7. Trade concessions (preferably at a profit) but justify each one you give or ask for
Never give a concession - and when you trade one make it seem like it hurts! Try to trade small concessions for large ones - look for concessions which are low cost to you and high value to the other person. When you make concessions you must be able to justify them or you will lose credibility (e.g. it may seem like you were “just trying it on” to start with). When you ask for concessions make it easy for the buyer to agree without losing face (i.e. give them a justification with phrases like”.... and so that is why I must ask you to agree to this; I am sure you will feel that is fair and reasonable won’t you....?”)
8. Move steadily and progressively towards your objective
Make sure you are always moving in the right direction (or at least not moving backwards!) Unless there is great time pressure then it is more important to consolidate and guarantee progress than to move fast. Check agreement constantly in a complex negotiation. Clarify understanding. Make notes to avoid later queries. Keep your objective in mind the whole time.
9. Keep the whole package in mind the whole time - stay flexible and keep searching for variables
There are not many “constants” that cannot be made into variables. Learn how to test out how fixed an apparent constant really is. Try to think of more variables than the other person because this gives you the initiative.
10. Summarise clearly at the conclusion stage
At the end of the discussion you must double check the agreement and understanding. Always summarise verbally (and maybe even in a handwritten note) before you separate and offer to be the one who produces the formal written agreement.

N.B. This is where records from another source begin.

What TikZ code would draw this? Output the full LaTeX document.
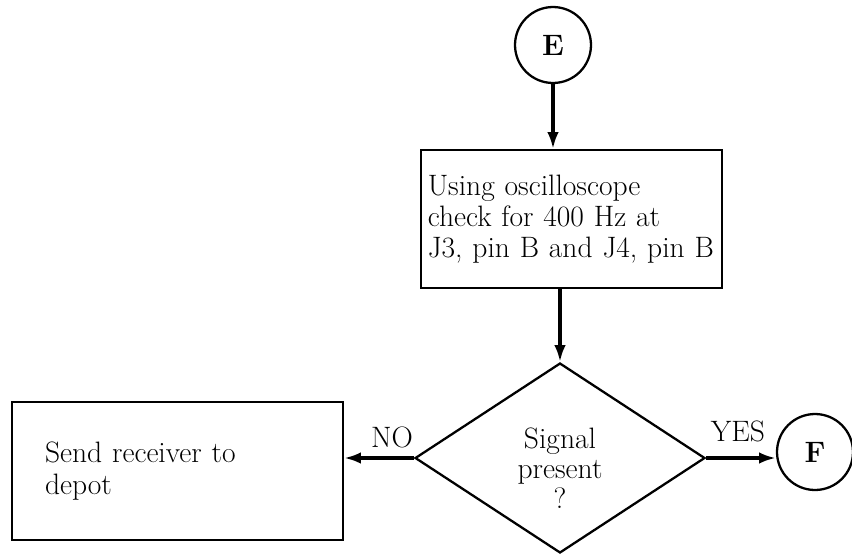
\documentclass[tikz,border=0pt]{standalone}
\usepackage{tikz}
\usetikzlibrary{shapes.geometric,arrows.meta}

\tikzset{
  box/.style={draw,line width=1.3pt,rectangle,minimum height=2.76cm,align=left,
    font=\fontsize{16.8}{17.8}\selectfont},
  decision/.style={draw,line width=1.3pt,diamond,minimum width=5.8cm,minimum height=3.8cm,
    inner sep=0pt,align=center,font=\fontsize{16.8}{17}\selectfont},
  term/.style={draw,line width=1.3pt,circle,minimum size=1.52cm,inner sep=0pt,
    font=\fontsize{16.8}{17.8}\selectfont\bfseries},
  conn/.style={line width=1.8pt,-{Latex[length=9.5pt,width=6.5pt]}},
  lab/.style={font=\fontsize{16.8}{17.8}\selectfont}
}

\begin{document}
\begin{tikzpicture}[x=0.02cm,y=-0.02cm]
\useasboundingbox (0,0) rectangle (852,555);
\node[term] (e) at (553,45) {E};
\node[box,minimum width=6.02cm,text width=5.75cm,inner xsep=0.13cm] (check) at (571.5,219)
  {Using oscilloscope\\check for 400 Hz at\\J3, pin B and J4, pin B};
\node[decision] (signal) at (560,458) {\rule{0pt}{23pt}Signal\\present\\?};
\node[box,minimum width=6.62cm,text width=5.3cm,inner xsep=0.66cm] (depot) at (177.5,471)
  {Send receiver to\\depot};
\node[term] (f) at (815,452) {F};
\draw[conn] (e) -- (e|-check.north);
\draw[conn] (check.south-|signal.north) -- (signal.north);
\draw[conn] (signal.west) -- (signal.west-|depot.east);
\draw[conn] (signal.east) -- (signal.east-|f.west);
\node[lab] at (392,437) {NO};
\node[lab] at (738,431) {YES};
\end{tikzpicture}
\end{document}
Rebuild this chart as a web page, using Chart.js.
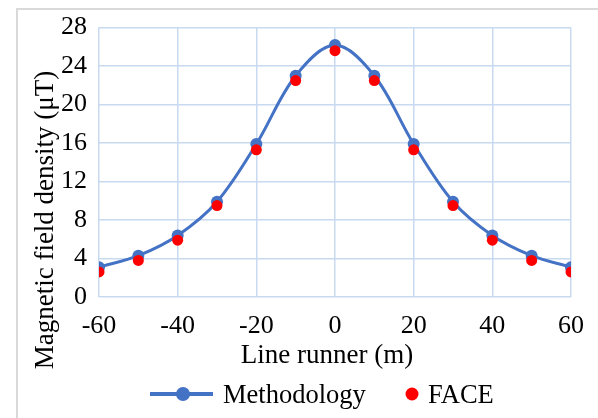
<!DOCTYPE html>
<html>
<head>
<meta charset="utf-8">
<script src="https://cdn.jsdelivr.net/npm/chart.js@4"></script>
<style>
  html, body { margin: 0; padding: 0; background: #fff; }
  #wrap { position: relative; width: 598px; height: 418px; overflow: hidden;
          font-family: "Liberation Serif", serif; color: #000; }
  #frame { position: absolute; left: 16px; top: 8px; width: 700px; height: 600px;
           border-left: 2px solid #d9d9d9; border-top: 2px solid #d9d9d9; }
  canvas { position: absolute; left: 0; top: 0; }
  .axis-title { position: absolute; height: 30px; line-height: 30px; font-size: 27px;
                text-align: center; white-space: nowrap; }
  #ytitle { left: -116px; top: 205px; width: 320px; transform: rotate(-90deg); }
  #xtitle { left: 167px; top: 339px; width: 320px; }
  #legend { position: absolute; left: 0; top: 377px; width: 598px; height: 34px; font-size: 26.5px; }
  .item { position: absolute; top: 0; line-height: 34px; white-space: nowrap; }
  .swatch { position: absolute; }
</style>
</head>
<body>
<div id="wrap">
  <div id="frame"></div>
  <canvas id="fieldChart" width="598" height="418"></canvas>
  <div class="axis-title" id="ytitle">Magnetic field density (μT)</div>
  <div class="axis-title" id="xtitle">Line runner (m)</div>
  <div id="legend">
    <div class="item" style="left:150px;">
      <svg class="swatch" width="64" height="34" style="left:0;top:0">
        <line x1="0" y1="17" x2="63" y2="17" stroke="#4472C4" stroke-width="4"/>
        <circle cx="33" cy="17" r="7" fill="#4472C4"/>
      </svg>
      <span style="position:absolute;left:73px;">Methodology</span>
    </div>
    <div class="item" style="left:404px;">
      <svg class="swatch" width="16" height="34" style="left:0;top:0">
        <circle cx="8" cy="17" r="6.5" fill="#ff0000"/>
      </svg>
      <span style="position:absolute;left:24px;">FACE</span>
    </div>
  </div>
</div>
<script>
// Lateral distance from the line runner (m)
const distances = [-60, -50, -40, -30, -20, -10, 0, 10, 20, 30, 40, 50, 60];
// Magnetic field density (uT)
const methodology = [3.1, 4.3, 6.4, 9.9, 15.9, 23.0, 26.2, 23.0, 15.9, 9.9, 6.4, 4.3, 3.1];
const face = [2.6, 3.8, 5.9, 9.5, 15.3, 22.5, 25.6, 22.5, 15.3, 9.5, 5.9, 3.8, 2.6];

const yTicks = { min: 0, max: 28, step: 4 };
const xTicks = { min: -60, max: 60, step: 20 };

const serif = "'Liberation Serif', 'Times New Roman', serif";
const gridColor = "#c8daf0";

function toPoints(values) {
  return distances.map((d, i) => ({ x: d, y: values[i] }));
}

document.addEventListener("DOMContentLoaded", () => {
  const ctx = document.getElementById("fieldChart");
  new Chart(ctx, {
    type: "line",
    data: {
      datasets: [
        {
          label: "FACE",
          data: toPoints(face),
          showLine: false,
          pointRadius: 5.5,
          pointHoverRadius: 5.5,
          pointBackgroundColor: "#ff0000",
          pointBorderWidth: 0,
          borderColor: "#ff0000",
          order: 0,
        },
        {
          label: "Methodology",
          data: toPoints(methodology),
          borderColor: "#4472C4",
          borderWidth: 3,
          tension: 0.35,
          pointRadius: 6,
          pointHoverRadius: 6,
          pointBackgroundColor: "#4472C4",
          pointBorderWidth: 0,
          fill: false,
          order: 1,
        },
      ],
    },
    options: {
      responsive: false,
      animation: false,
      layout: { padding: { left: 20, right: 25, top: 22, bottom: 47 } },
      plugins: { legend: { display: false }, tooltip: { enabled: false } },
      scales: {
        x: {
          type: "linear",
          min: xTicks.min,
          max: xTicks.max,
          afterFit: (scale) => { scale.height = 74; },
          ticks: {
            stepSize: xTicks.step,
            color: "#000",
            font: { family: serif, size: 26 },
            padding: 14,
            maxRotation: 0,
          },
          grid: { color: gridColor, lineWidth: 1.5, drawTicks: false },
          border: { display: false },
        },
        y: {
          min: yTicks.min,
          max: yTicks.max,
          afterFit: (scale) => { scale.width = 79; },
          ticks: {
            stepSize: yTicks.step,
            color: "#000",
            font: { family: serif, size: 26 },
            padding: 12,
          },
          grid: { color: gridColor, lineWidth: 1.5, drawTicks: false },
          border: { display: false },
        },
      },
    },
  });
});
</script>
</body>
</html>
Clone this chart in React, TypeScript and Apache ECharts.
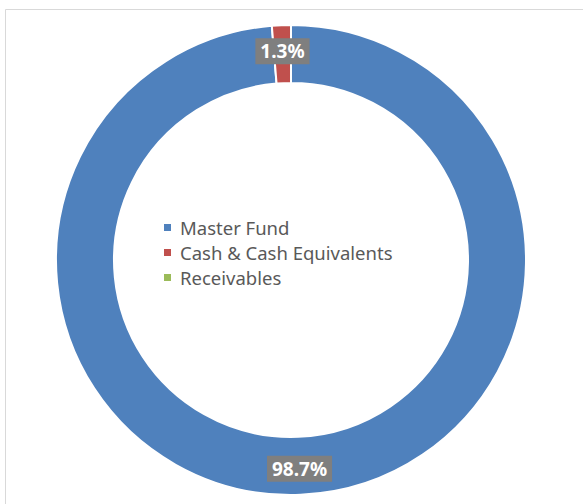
import React, { useEffect, useRef } from "react";
import * as echarts from "echarts";

const categories = ["Master Fund", "Cash & Cash Equivalents", "Receivables"];
const values = [98.7, 1.3, 0];
const colors = ["#4F81BD", "#C0504D", "#9BBB59"];

export default function App() {
  const ref = useRef<HTMLDivElement>(null);
  useEffect(() => {
    if (!ref.current) return;
    const chart = echarts.init(ref.current, null, { renderer: "svg" });
    chart.setOption({
      animation: false,
      color: colors,
      textStyle: { fontFamily: "Noto Sans" },
      graphic: [
        {
          type: "rect",
          shape: { x: 5.5, y: 9.5, width: 620, height: 520 },
          style: { fill: "none", stroke: "#d9d9d9", lineWidth: 1 },
          silent: true,
          z: -10,
        },
      ],
      legend: {
        orient: "vertical",
        left: 162,
        top: 215,
        padding: 0,
        icon: "rect",
        itemWidth: 9,
        itemHeight: 9,
        itemGap: 0,
        selectedMode: false,
        textStyle: {
          fontFamily: "Noto Sans",
          fontSize: 18.5,
          color: "#595959",
          lineHeight: 25,
          padding: [0, 0, 0, 3],
        },
        data: categories,
      },
      series: [
        {
          type: "pie",
          center: [291, 260],
          radius: [177, 235],
          startAngle: 90,
          clockwise: true,
          avoidLabelOverlap: false,
          itemStyle: { borderColor: "#ffffff", borderWidth: 2 },
          label: {
            show: true,
            position: "inside",
            formatter: (p: any) => (p.value > 0 ? p.value.toFixed(1) + "%" : ""),
            color: "#ffffff",
            fontFamily: "Noto Sans",
            fontWeight: "bold",
            fontSize: 19,
            backgroundColor: "#7f7f7f",
            padding: [4, 5, 3, 5],
          },
          labelLine: { show: false },
          emphasis: { disabled: true },
          data: categories.map((name, i) => ({ name, value: values[i] })),
        },
      ],
    });
    return () => chart.dispose();
  }, []);
  return (
    <div
      ref={ref}
      style={{ position: "absolute", left: 0, top: 0, width: 583, height: 504, background: "#ffffff" }}
    />
  );
}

You and the other person may remember things differently (or pretend to!), and if you summarise and confirm it prevents them from “adjusting” things in their favour.
11. Leave the other person feeling that they have done the better deal despite the fact that you are a good negotiator
This way they will want to do business with you again, but they still regard you as a professional. If it seems too easy then you will make them greedy next time. If it seems like you have extracted too many concessions then there may never be a next time!
12. Follow up and confirm quickly and thoroughly
Any delay provides opportunity for something to go wrong or someone somewhere to change their mind. Even though you must summarise verbally when you have finished your discussion it is absolutely vital to confirm officially in writing as quickly as possible making sure that your confirmation is accurate (any query at all could lead to re-opening the negotiation!). Make sure that the agreement is implemented as soon as possible.
N.B. Never close the door completely - even if the negotiation appears to have failed
It is important to maintain some sort of thread that either party can use as a lifeline if circumstances change or opinions alter e.g.:“I’m sorry I cannot improve on this offer but if circumstances do change I will, of course, let you know...”;
“I am sorry that we cannot do business now but if your requirements change please do not hesitate to come back to me ....”;
“I am sorry that this is not acceptable but if I do think of any way in which I can meet your terms I will contact you again....”.
Negotiation is all about a. retaining credibility and b. "saving face” and you should always ensure that both people have the opportunity to do both!